## WRITTEN INSTRUCTION
Your task is to output the listing word for word, with pictures excluded.
--------------------------------
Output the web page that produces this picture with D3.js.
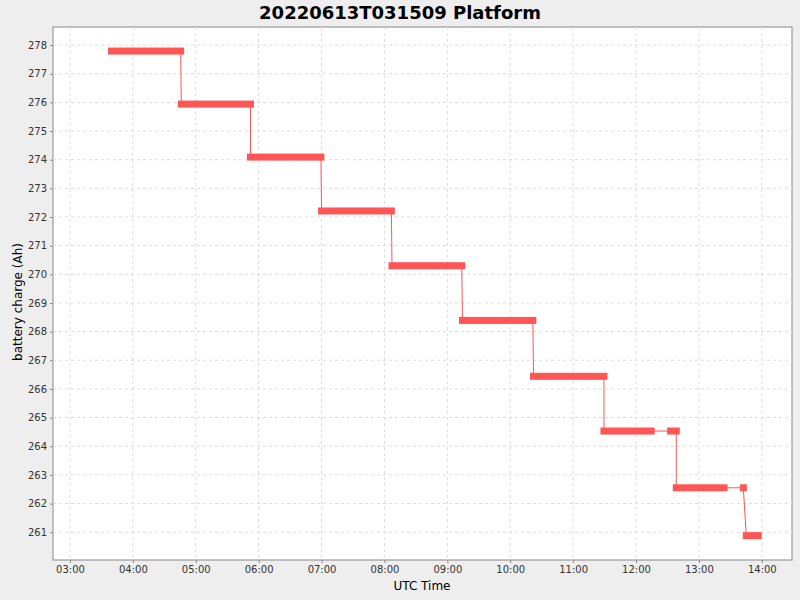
<!DOCTYPE html>
<html><head><meta charset="utf-8">
<script src="https://cdn.jsdelivr.net/npm/d3@7"></script>
<style>body{margin:0;background:#eeeeee}</style></head>
<body><svg id="c" width="800" height="600"></svg>
<script>
const segStart=[3.66,4.77,5.87,7.00,8.12,9.24,10.37,11.49,12.55,12.64,13.706,13.753];
const segEnd  =[4.76,5.87,6.99,8.11,9.23,10.36,11.49,12.24,12.64,13.40,13.706,13.944];
const segValue=[277.79,275.94,274.09,272.21,270.30,268.39,266.44,264.53,264.53,262.55,262.55,260.88];
const yTicks=[261,262,263,264,265,266,267,268,269,270,271,272,273,274,275,276,277,278];
const xTicks=[3,4,5,6,7,8,9,10,11,12,13,14];
const title="20220613T031509 Platform";

const svg=d3.select("#c");
const L=53,R=792,T=27,B=560;
const x=d3.scaleLinear().domain([2.73,14.48]).range([L,R]);
const y=d3.scaleLinear().domain([260.03,278.63]).range([B,T]);
svg.append("rect").attr("x",L).attr("y",T).attr("width",R-L).attr("height",B-T).attr("fill","#fff").attr("stroke","#888");
const g=svg.append("g");
xTicks.forEach(t=>g.append("line").attr("x1",x(t)).attr("x2",x(t)).attr("y1",T).attr("y2",B).attr("stroke","#ddd").attr("stroke-dasharray","3,3"));
yTicks.forEach(t=>g.append("line").attr("y1",y(t)).attr("y2",y(t)).attr("x1",L).attr("x2",R).attr("stroke","#ddd").attr("stroke-dasharray","3,3"));
const fmt=h=>String(h).padStart(2,"0")+":00";
const xa=svg.append("g").attr("transform",`translate(0,${B})`).call(d3.axisBottom(x).tickValues(xTicks).tickFormat(fmt).tickSize(3).tickSizeOuter(0));
const ya=svg.append("g").attr("transform",`translate(${L},0)`).call(d3.axisLeft(y).tickValues(yTicks).tickFormat(d3.format("d")).tickSize(3).tickSizeOuter(0));
[xa,ya].forEach(a=>{a.select(".domain").remove();a.selectAll("text").attr("font-family","DejaVu Sans").attr("font-size",10).attr("fill","#333");a.selectAll("line").attr("stroke","#888");});
const pts=[];
segStart.forEach((s,i)=>{pts.push([s,segValue[i]]);pts.push([segEnd[i],segValue[i]]);});
svg.append("path").attr("d",d3.line().x(d=>x(d[0])).y(d=>y(d[1]))(pts)).attr("fill","none").attr("stroke","#ff5555").attr("stroke-width",1);
segStart.forEach((s,i)=>{
  svg.append("rect").attr("x",x(s)-3.5).attr("width",x(segEnd[i])-x(s)+7).attr("y",y(segValue[i])-3.5).attr("height",7).attr("fill","#ff5555");
});
svg.append("text").attr("x",400).attr("y",19).attr("text-anchor","middle").attr("font-family","DejaVu Sans").attr("font-weight","bold").attr("font-size",18).text(title);
svg.append("text").attr("x",422).attr("y",590).attr("text-anchor","middle").attr("font-family","DejaVu Sans").attr("font-size",12).text("UTC Time");
svg.append("text").attr("transform","translate(22,302) rotate(-90)").attr("text-anchor","middle").attr("font-family","DejaVu Sans").attr("font-size",12).text("battery charge (Ah)");
</script></body></html>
--------------------------------
## ANSWER TO THE TASK
Output the web page that produces this picture with D3.js.
<!DOCTYPE html>
<html><head><meta charset="utf-8">
<script src="https://cdn.jsdelivr.net/npm/d3@7"></script>
<style>body{margin:0;background:#eeeeee}</style></head>
<body><svg id="c" width="800" height="600"></svg>
<script>
const segStart=[3.66,4.77,5.87,7.00,8.12,9.24,10.37,11.49,12.55,12.64,13.706,13.753];
const segEnd  =[4.76,5.87,6.99,8.11,9.23,10.36,11.49,12.24,12.64,13.40,13.706,13.944];
const segValue=[277.79,275.94,274.09,272.21,270.30,268.39,266.44,264.53,264.53,262.55,262.55,260.88];
const yTicks=[261,262,263,264,265,266,267,268,269,270,271,272,273,274,275,276,277,278];
const xTicks=[3,4,5,6,7,8,9,10,11,12,13,14];
const title="20220613T031509 Platform";

const svg=d3.select("#c");
const L=53,R=792,T=27,B=560;
const x=d3.scaleLinear().domain([2.73,14.48]).range([L,R]);
const y=d3.scaleLinear().domain([260.03,278.63]).range([B,T]);
svg.append("rect").attr("x",L).attr("y",T).attr("width",R-L).attr("height",B-T).attr("fill","#fff").attr("stroke","#888");
const g=svg.append("g");
xTicks.forEach(t=>g.append("line").attr("x1",x(t)).attr("x2",x(t)).attr("y1",T).attr("y2",B).attr("stroke","#ddd").attr("stroke-dasharray","3,3"));
yTicks.forEach(t=>g.append("line").attr("y1",y(t)).attr("y2",y(t)).attr("x1",L).attr("x2",R).attr("stroke","#ddd").attr("stroke-dasharray","3,3"));
const fmt=h=>String(h).padStart(2,"0")+":00";
const xa=svg.append("g").attr("transform",`translate(0,${B})`).call(d3.axisBottom(x).tickValues(xTicks).tickFormat(fmt).tickSize(3).tickSizeOuter(0));
const ya=svg.append("g").attr("transform",`translate(${L},0)`).call(d3.axisLeft(y).tickValues(yTicks).tickFormat(d3.format("d")).tickSize(3).tickSizeOuter(0));
[xa,ya].forEach(a=>{a.select(".domain").remove();a.selectAll("text").attr("font-family","DejaVu Sans").attr("font-size",10).attr("fill","#333");a.selectAll("line").attr("stroke","#888");});
const pts=[];
segStart.forEach((s,i)=>{pts.push([s,segValue[i]]);pts.push([segEnd[i],segValue[i]]);});
svg.append("path").attr("d",d3.line().x(d=>x(d[0])).y(d=>y(d[1]))(pts)).attr("fill","none").attr("stroke","#ff5555").attr("stroke-width",1);
segStart.forEach((s,i)=>{
  svg.append("rect").attr("x",x(s)-3.5).attr("width",x(segEnd[i])-x(s)+7).attr("y",y(segValue[i])-3.5).attr("height",7).attr("fill","#ff5555");
});
svg.append("text").attr("x",400).attr("y",19).attr("text-anchor","middle").attr("font-family","DejaVu Sans").attr("font-weight","bold").attr("font-size",18).text(title);
svg.append("text").attr("x",422).attr("y",590).attr("text-anchor","middle").attr("font-family","DejaVu Sans").attr("font-size",12).text("UTC Time");
svg.append("text").attr("transform","translate(22,302) rotate(-90)").attr("text-anchor","middle").attr("font-family","DejaVu Sans").attr("font-size",12).text("battery charge (Ah)");
</script></body></html>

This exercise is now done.